A new report from the ESRI found complex marketing techniques can leave consumers flummoxed.

By Paul O'Donoghue Reporter, Fora

PEOPLE ARE LIKELY to make costly mistakes when over-complicated product descriptions force them to think about too many things at once, a new study has found.

The ESRI research showed people struggled to identify good-value deals once they were forced to grapple with two or more factors, regardless of their educational backgrounds.

The findings are the first to emerge from the ESRI’s Price Lab, which was set up to conduct experiments on what Irish consumers are capable of understanding.

For the study, the lab conducted 10 separate experiments that each tested a different aspect of consumer behaviour. The number of people who participated in these experiments varied between two dozen and more than 60.


The experiments all varied. One consisted of participants being asked the value of a ‘golden egg’. People were shown eggs of a certain size and ‘texture’ that equated to a certain value, and then had to guess how much different eggs were worth based on previous examples.

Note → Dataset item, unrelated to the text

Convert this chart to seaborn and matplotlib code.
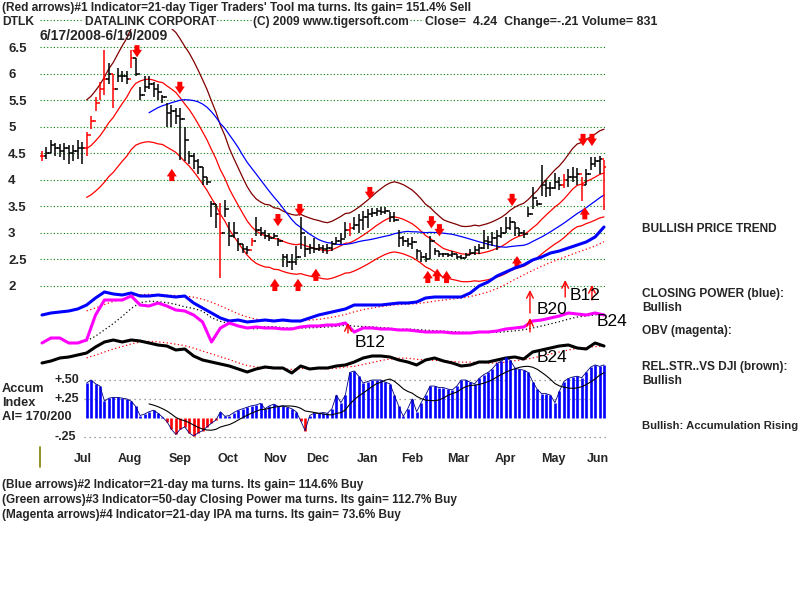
import numpy as np
import pandas as pd
import matplotlib
matplotlib.use("Agg")
import matplotlib.pyplot as plt
import seaborn as sns
from matplotlib.lines import Line2D

# ---------------- data (2 trading days per bar) ----------------
close = [4.45,4.5,4.65,4.6,4.55,4.6,4.5,4.55,4.6,4.6,
         4.85,5.1,5.45,5.7,5.9,6.0,5.7,5.95,5.95,5.9,
         6.3,6.0,5.6,5.75,5.8,5.7,5.65,5.55,5.25,5.3,
         5.2,5.15,4.75,4.45,4.35,4.25,4.05,3.95,3.55,3.35,
         3.0,3.45,2.95,3.0,2.8,2.7,2.68,2.85,3.05,3.0,
         2.95,2.9,2.95,2.85,2.55,2.45,2.45,2.55,3.0,2.7,
         2.72,2.7,2.72,2.7,2.72,2.8,2.85,2.88,3.05,3.1,
         3.15,3.25,3.3,3.35,3.38,3.42,3.4,3.42,3.3,3.25,
         2.9,2.85,2.8,2.82,2.65,2.55,2.5,2.85,2.65,2.6,
         2.6,2.58,2.6,2.55,2.53,2.58,2.62,2.68,2.72,2.85,
         2.82,2.9,2.95,3.0,3.1,3.2,3.1,3.0,2.98,3.35,
         3.65,3.55,3.9,3.85,3.85,3.95,3.9,4.0,4.05,4.05,
         4.1,3.9,4.1,4.3,4.35,4.4,4.24]
high = [4.55,4.62,4.75,4.7,4.68,4.7,4.65,4.65,4.75,4.72,
        4.9,5.2,5.55,5.85,6.45,6.2,6.0,6.1,6.05,6.05,
        6.45,6.3,5.75,5.95,5.95,5.85,5.8,5.6,5.45,5.4,
        5.35,5.35,5.0,4.55,4.5,4.4,4.25,4.05,3.6,3.55,
        3.56,3.62,3.2,3.2,2.9,2.8,2.75,2.9,3.3,3.12,
        3.05,3.0,3.0,2.9,2.6,2.6,2.6,2.75,3.3,2.95,
        2.8,2.9,2.8,2.78,2.8,2.85,2.92,3.0,3.2,3.18,
        3.3,3.35,3.42,3.45,3.47,3.47,3.48,3.48,3.4,3.4,
        3.05,2.95,2.9,2.92,2.7,2.64,2.62,2.95,2.72,2.65,
        2.62,2.62,2.65,2.6,2.58,2.62,2.7,2.75,2.8,3.05,
        2.95,3.02,3.05,3.12,3.3,3.3,3.2,3.1,3.05,3.48,
        3.86,3.62,4.27,4.0,3.95,4.13,4.05,4.1,4.2,4.24,
        4.22,4.05,4.2,4.43,4.43,4.45,4.37]
low = [4.35,4.4,4.5,4.45,4.42,4.38,4.3,4.35,4.4,4.3,
       4.45,4.95,5.3,5.5,5.6,5.8,5.35,5.85,5.85,5.8,
       6.1,5.95,5.5,5.65,5.7,5.55,5.5,5.45,5.0,5.0,
       5.05,4.37,4.35,4.3,4.2,4.1,3.9,3.9,3.3,3.1,
       2.15,3.3,2.75,2.9,2.65,2.62,2.6,2.75,2.95,2.95,
       2.88,2.85,2.9,2.75,2.35,2.35,2.3,2.4,2.7,2.55,
       2.6,2.62,2.65,2.62,2.6,2.65,2.8,2.8,2.9,2.95,
       3.05,3.0,3.05,3.1,3.3,3.32,3.34,3.35,3.2,3.2,
       2.74,2.75,2.74,2.7,2.5,2.45,2.45,2.5,2.58,2.55,
       2.55,2.54,2.55,2.5,2.5,2.52,2.58,2.58,2.6,2.7,
       2.7,2.75,2.68,2.9,3.0,3.05,2.95,2.95,2.9,3.3,
       3.45,3.5,3.7,3.68,3.7,3.82,3.8,3.85,3.87,3.95,
       3.9,3.6,3.9,4.18,4.25,4.1,3.43]
red_bars = [0, 10, 11, 12, 13, 14, 16, 20, 40, 47, 69, 117, 121, 126]

# Accumulation index (starts at bar 10)
ai_start = 10
ai = [0.46,0.50,0.45,0.42,0.22,0.26,0.27,0.27,0.26,0.25,
      0.22,0.15,0.03,0.05,0.08,0.10,0.06,0.01,-0.05,-0.15,
      -0.22,-0.15,-0.12,-0.20,-0.24,-0.20,-0.17,-0.12,-0.07,-0.03,
      0.08,0.02,0.03,0.07,0.10,0.12,0.14,0.16,0.17,0.19,
      0.12,0.16,0.18,0.15,0.16,0.14,0.12,0.08,-0.04,-0.17,
      0.03,0.06,0.06,0.07,0.06,0.12,0.30,0.20,0.30,0.60,
      0.62,0.55,0.46,0.48,0.50,0.50,0.50,0.47,0.45,0.30,
      0.15,0.02,0.12,0.25,0.08,0.20,0.30,0.42,0.42,0.40,
      0.40,0.38,0.37,0.42,0.50,0.50,0.47,0.45,0.52,0.57,
      0.60,0.65,0.72,0.75,0.80,0.76,0.66,0.64,0.63,0.60,
      0.48,0.38,0.32,0.32,0.30,0.20,0.35,0.48,0.52,0.54,
      0.55,0.53,0.60,0.67,0.70,0.68,0.70]

# Indicators (every 2 bars, arbitrary units)
cp = [65,67,68,69,71,75,82,88,86,85,87,84,84,85,84,83,84,77,72,67,
      62,59,60,58,59,60,59,60,59,59,62,65,67,69,71,75,75,75,75,76,
      77,77,78,82,83,83,83,83,87,94,98,104,108,112,115,120,123,127,129,132,
      135,138,143,153]
obv = [37,42,42,37,37,40,65,80,80,80,84,75,74,77,74,70,69,65,58,38,
       52,57,54,52,53,52,52,51,51,53,54,54,55,55,57,48,52,52,51,51,
       50,50,49,48,48,48,47,47,47,48,48,49,51,52,53,59,60,62,64,67,
       66,65,67,65]
rs = [17,19,22,23,25,27,33,38,40,38,40,39,37,35,34,30,31,24,20,18,
      16,14,11,8,11,13,12,12,7,14,11,12,12,14,15,18,22,24,24,23,
      20,18,15,20,22,19,17,14,15,18,18,20,22,23,21,28,30,32,34,35,
      32,31,37,34]

price_ticks = [2, 2.5, 3, 3.5, 4, 4.5, 5, 5.5, 6, 6.5, 7]
price_tick_labels = ["2", "2.5", "3", "3.5", "4", "4.5", "5", "5.5", "6", "6.5", ""]
months = ["Jul", "Aug", "Sep", "Oct", "Nov", "Dec", "Jan", "Feb", "Mar", "Apr", "May", "Jun"]
month_pos = [9.2, 19.7, 31, 41.7, 52.2, 61.9, 72.9, 83, 93.3, 103.8, 114.6, 124.7]

sell_x = [21.3, 30.9, 52.9, 57.8, 73.5, 87.3, 89.1, 105.4, 121.3, 123.3]
sell_y = [6.42, 5.73, 3.24, 3.43, 3.75, 3.2, 3.05, 3.62, 4.75, 4.75]
buy_x = [29.1, 52.2, 57.4, 61.4, 86.5, 88.6, 90.7, 106.5, 121.7]
buy_y = [4.09, 2.02, 2.02, 2.21, 2.17, 2.21, 2.17, 2.45, 3.37]
sig_x = [109.4, 109.4, 117.3, 123.3, 68.6]
sig_y0 = [67, 48, 83, 80, 47]
sig_y1 = [90, 62, 100, 95, 57]
lab_text = ["B12", "B20", "B12", "B24", "B24"]
lab_x = [70.2, 111.0, 118.4, 124.4, 111.0]
lab_y = [37, 70, 84, 58, 22]

# ---------------- figure ----------------
sns.set_theme(style="white")
plt.rcParams["font.family"] = ["Liberation Sans", "DejaVu Sans"]
W, H = 800, 600
fig = plt.figure(figsize=(8, 6), dpi=100)
fig.patch.set_facecolor("white")

def frac(x0, y0, x1, y1):
    return [x0 / W, 1 - y1 / H, (x1 - x0) / W, (y1 - y0) / H]

XL = (-2 / 4.46, 126 + 2 / 4.46)
ax_p = fig.add_axes(frac(40, 5, 606, 300), zorder=1)
ax_i = fig.add_axes(frac(40, 200, 606, 380), zorder=2)
ax_a = fig.add_axes(frac(40, 350, 606, 445), zorder=3)
for ax in (ax_p, ax_i, ax_a):
    ax.set_xlim(*XL)
    for s in ax.spines.values():
        s.set_visible(False)
ax_i.patch.set_visible(False)
ax_a.patch.set_visible(False)

# ---- price panel ----
x = np.arange(len(close))
ax_p.set_ylim(2.0 - 14 / 53.1, 6.5 + 42 / 53.1)
ax_p.set_yticks(price_ticks)
ax_p.set_yticklabels(price_tick_labels, fontsize=9.5, fontweight="bold")
for lab in ax_p.get_yticklabels():
    lab.set_horizontalalignment("left")
ax_p.tick_params(axis="y", length=0, pad=23)
ax_p.set_xticks([])
ax_p.grid(axis="y", color="#008000", linestyle=(0, (1, 2)), lw=0.8)
ax_p.set_axisbelow(True)

df = pd.DataFrame({"j": x, "close": close})
df["ma21"] = df["close"].rolling(11).mean()
df["upper"] = df["ma21"] * 1.2
df["lower"] = df["ma21"] * 0.8
df["ma50"] = df["close"].rolling(25).mean()
for col, colr in [("upper", "#800000"), ("ma21", "#ff0000"), ("lower", "#ff0000"), ("ma50", "#0000ff")]:
    d = df.dropna(subset=[col])
    sns.lineplot(data=d, x="j", y=col, ax=ax_p, color=colr, lw=0.9)

bar_cols = ["#ff0000" if i in red_bars else "black" for i in x]
opens = [close[0]] + close[:-1]
ax_p.vlines(x, low, high, colors=bar_cols, lw=1.1, zorder=4)
ax_p.hlines(close, x, x + 0.55, colors=bar_cols, lw=1.1, zorder=4)
ax_p.hlines(opens, x - 0.55, x, colors=bar_cols, lw=1.1, zorder=4)

ah = 0.115  # half arrow length in price units
astyle = "simple,head_length=0.45,head_width=0.6,tail_width=0.3"
for xx, yy in zip(sell_x, sell_y):
    ax_p.annotate("", xy=(xx, yy - ah), xytext=(xx, yy + ah),
                  arrowprops=dict(arrowstyle=astyle, color="#ff0000", lw=0, shrinkA=0, shrinkB=0), zorder=6)
for xx, yy in zip(buy_x, buy_y):
    ax_p.annotate("", xy=(xx, yy + ah), xytext=(xx, yy - ah),
                  arrowprops=dict(arrowstyle=astyle, color="#ff0000", lw=0, shrinkA=0, shrinkB=0), zorder=6)
ax_p.set_xlabel("")
ax_p.set_ylabel("")

# ---- indicator panel ----
ij = np.arange(len(cp)) * 2
ax_i.set_ylim(0, 180)
ax_i.set_xticks([])
ax_i.set_yticks([])
s_cp = pd.Series(cp, dtype=float)
s_obv = pd.Series(obv, dtype=float)
s_rs = pd.Series(rs, dtype=float)
sns.lineplot(x=ij[5:], y=s_cp.rolling(6).mean().values[5:], ax=ax_i, color="#ff0000", lw=0.9, linestyle=(0, (1, 2)))
sns.lineplot(x=ij[5:], y=s_obv.rolling(6).mean().values[5:], ax=ax_i, color="black", lw=0.9, linestyle=(0, (1, 2)))
sns.lineplot(x=ij[5:], y=s_rs.rolling(6).mean().values[5:], ax=ax_i, color="#ff0000", lw=0.9, linestyle=(0, (1, 2)))
sns.lineplot(x=ij, y=cp, ax=ax_i, color="#0000ff", lw=2.2)
sns.lineplot(x=ij, y=obv, ax=ax_i, color="#ff00ff", lw=2.2)
sns.lineplot(x=ij, y=rs, ax=ax_i, color="black", lw=2.2)
for xx, y0, y1 in zip(sig_x, sig_y0, sig_y1):
    ax_i.annotate("", xy=(xx, y1), xytext=(xx, y0),
                  arrowprops=dict(arrowstyle="->", color="#ff0000", lw=1.0, shrinkA=0, shrinkB=0))
for t, xx, yy in zip(lab_text, lab_x, lab_y):
    ax_i.text(xx, yy, t, fontsize=12.5, color="black", ha="left", va="center")
ax_i.set_xlabel("")
ax_i.set_ylabel("")

# ---- accumulation index ----
aj = np.arange(ai_start, ai_start + len(ai))
aiv = np.array(ai)
ax_a.set_ylim(-0.25 - 8.3 / 75.6, 0.5 + 30 / 75.6)
ax_a.hlines([0.5, 0.25, -0.25], 9.5, XL[1], colors="#808080", linestyles=[(0, (1, 3))], lw=0.9)
ax_a.vlines(aj, 0, aiv, colors=np.where(aiv >= 0, "#0000ff", "#ff0000"), lw=1.9)
sns.lineplot(x=aj, y=aiv, ax=ax_a, color="#000080", lw=0.6)
ai_ma = pd.Series(aiv).rolling(10).mean().values
sns.lineplot(x=aj[14:], y=ai_ma[14:], ax=ax_a, color="black", lw=0.8)
for val, t in [(0.5, "+.50"), (0.25, "+.25"), (-0.25, "-.25")]:
    ax_a.text(2.9, val, t, fontsize=9, fontweight="bold", ha="left", va="center")
ax_a.set_yticks([])
ax_a.set_xticks(month_pos)
ax_a.set_xticklabels(months, fontsize=9, fontweight="bold")
ax_a.tick_params(axis="x", length=0, pad=6)
ax_a.set_xlabel("")
ax_a.set_ylabel("")

# ---- texts ----
def ftext(px, py, s, size=8, weight="bold", ha="left", **kw):
    fig.text(px / W, 1 - py / H, s, fontsize=size, fontweight=weight, ha=ha, va="center", **kw)

wb = dict(facecolor="white", edgecolor="none", pad=0.5)
ftext(2, 8, "(Red arrows)#1 Indicator=21-day Tiger Traders' Tool ma turns. Its gain= 151.4% Sell", 8.6)
ftext(2, 22, "DTLK", 8.7, bbox=wb)
ftext(85, 22, "DATALINK CORPORAT", 8.7, bbox=wb)
ftext(253, 22, "(C) 2009 www.tigersoft.com", 8.6, bbox=wb)
ftext(425, 22, "Close=  4.24  Change=-.21 Volume= 831", 8.9, bbox=wb)
ftext(40, 36, "6/17/2008-6/19/2009", 10)

ftext(642, 229, "BULLISH PRICE TREND", 8.6)
ftext(642, 294, "CLOSING POWER (blue):", 8.6)
ftext(642, 308, "Bullish", 8.6)
ftext(642, 331, "OBV (magenta):", 8.6)
ftext(642, 367, "REL.STR..VS DJI (brown):", 8.6)
ftext(642, 381, "Bullish", 8.6)
ftext(642, 426, "Bullish: Accumulation Rising", 8.1)

ftext(2, 389, "Accum", 9.2)
ftext(2, 403, "Index", 9.2)
ftext(2, 417, "AI= 170/200", 9.2)

ftext(2, 485, "(Blue arrows)#2 Indicator=21-day ma turns. Its gain= 114.6% Buy", 8.5)
ftext(2, 500, "(Green arrows)#3 Indicator=50-day Closing Power ma turns. Its gain= 112.7% Buy", 8.5)
ftext(2, 515, "(Magenta arrows)#4 Indicator=21-day IPA ma turns. Its gain= 73.6% Buy", 8.5)

fig.add_artist(Line2D([40 / W, 40 / W], [1 - 447 / H, 1 - 467 / H], color="#808000", lw=1.2))

fig.savefig("out.png", dpi=100, facecolor="white")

esri egg test One of the experiments for participants in the study
Source: ESRI

Researchers found that participants were able to figure out single-attribute differences relatively well, such as if one egg was bigger than another.

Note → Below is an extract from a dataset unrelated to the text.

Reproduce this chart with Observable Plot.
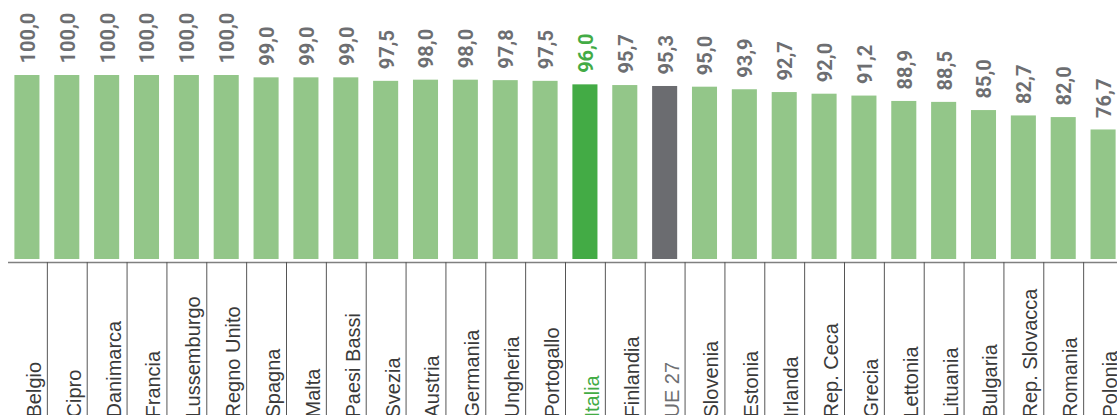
<!DOCTYPE html>
<html>
<head>
<meta charset="utf-8">
<script src="https://cdn.jsdelivr.net/npm/d3@7"></script>
<script src="https://cdn.jsdelivr.net/npm/@observablehq/plot@0.6"></script>
<style>
  html, body { margin: 0; padding: 0; background: #fff; overflow: hidden; }
</style>
</head>
<body>
<div id="chart"></div>
<script>
const countries = ["Belgio","Cipro","Danimarca","Francia","Lussemburgo","Regno Unito","Spagna","Malta","Paesi Bassi","Svezia","Austria","Germania","Ungheria","Portogallo","Italia","Finlandia","UE 27","Slovenia","Estonia","Irlanda","Rep. Ceca","Grecia","Lettonia","Lituania","Bulgaria","Rep. Slovacca","Romania","Polonia"];
const values = [100.0,100.0,100.0,100.0,100.0,100.0,99.0,99.0,99.0,97.5,98.0,98.0,97.8,97.5,96.0,95.7,95.3,95.0,93.9,92.7,92.0,91.2,88.9,88.5,85.0,82.7,82.0,76.7];

const data = countries.map((c, i) => ({country: c, value: values[i]}));

const yMin = 20;
const step = (1123 - 7) / countries.length;
const barFill = d => d.country === "Italia" ? "#43ab45" : d.country === "UE 27" ? "#6b6c70" : "#93c689";
const valueFill = d => d.country === "Italia" ? "#43ab45" : "#6d6e71";
const labelFill = d => d.country === "Italia" ? "#43ab45" : d.country === "UE 27" ? "#6d6e71" : "#3a3a3a";

const chart = Plot.plot({
  width: 1117,
  height: 415,
  marginTop: 0,
  marginBottom: 0,
  marginLeft: 8,
  marginRight: 0,
  style: {fontFamily: "'Liberation Sans', Arial, sans-serif", overflow: "hidden", background: "#fff"},
  x: {type: "band", domain: countries, range: [7, 1123], padding: 0, round: false, axis: null},
  y: {domain: [yMin, 100], range: [262, 75], axis: null},
  marks: [
    Plot.barY(data, {x: "country", y1: yMin, y2: "value", fill: barFill, insetLeft: 7.4, insetRight: 7.4, insetBottom: 3}),
    Plot.ruleY([yMin], {stroke: "#808080", strokeWidth: 1.5}),
    Plot.ruleX(countries.slice(1), {x: d => d, dx: -step / 2, insetTop: 262, stroke: "#555", strokeWidth: 1}),
    Plot.text(data, {x: "country", y: "value", text: d => d.value.toFixed(1).replace(".", ","), rotate: -90, textAnchor: "start", lineAnchor: "middle", dy: -12, dx: 1, fontSize: 20, fontWeight: "bold", fontFamily: "Roboto, 'Liberation Sans', sans-serif", fill: valueFill}),
    Plot.text(data, {x: "country", text: "country", frameAnchor: "bottom", rotate: -90, textAnchor: "start", lineAnchor: "middle", dy: 2, dx: 7, fontSize: 20, fill: labelFill})
  ]
});
document.getElementById("chart").appendChild(chart);
</script>
</body>
</html>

However, they found it much more difficult when price was introduced to the mix and they had to identify how much different-sized eggs were worth.

The ESRI said that the findings imply that consumers “are likely to struggle to choose well in markets with products consisting of multiple important attributes that must all be factored in when making a choice”.


The report said that people with “high levels of numeracy and educational attainment” performed slightly better than those without, but added that the improvement “was small”.

“Even the best performers could not integrate all of the product information efficiently – they became substantially more likely to make mistakes.

“We also found that both the high level of imprecision and systematic bias were not reduced substantially by giving people substantial practice and opportunities to learn – any improvements were slow and incremental.”

The findings suggest that consumers can benefit if product ranges and descriptions are kept simple.

However when companies market products in an unnecessarily complex fashion, with multiple characteristics and price components, consumers will be more likely to make mistakes.

The think-tank said that a range of measures, like price comparison websites or standardised product information, could be used to help consumers make better choices.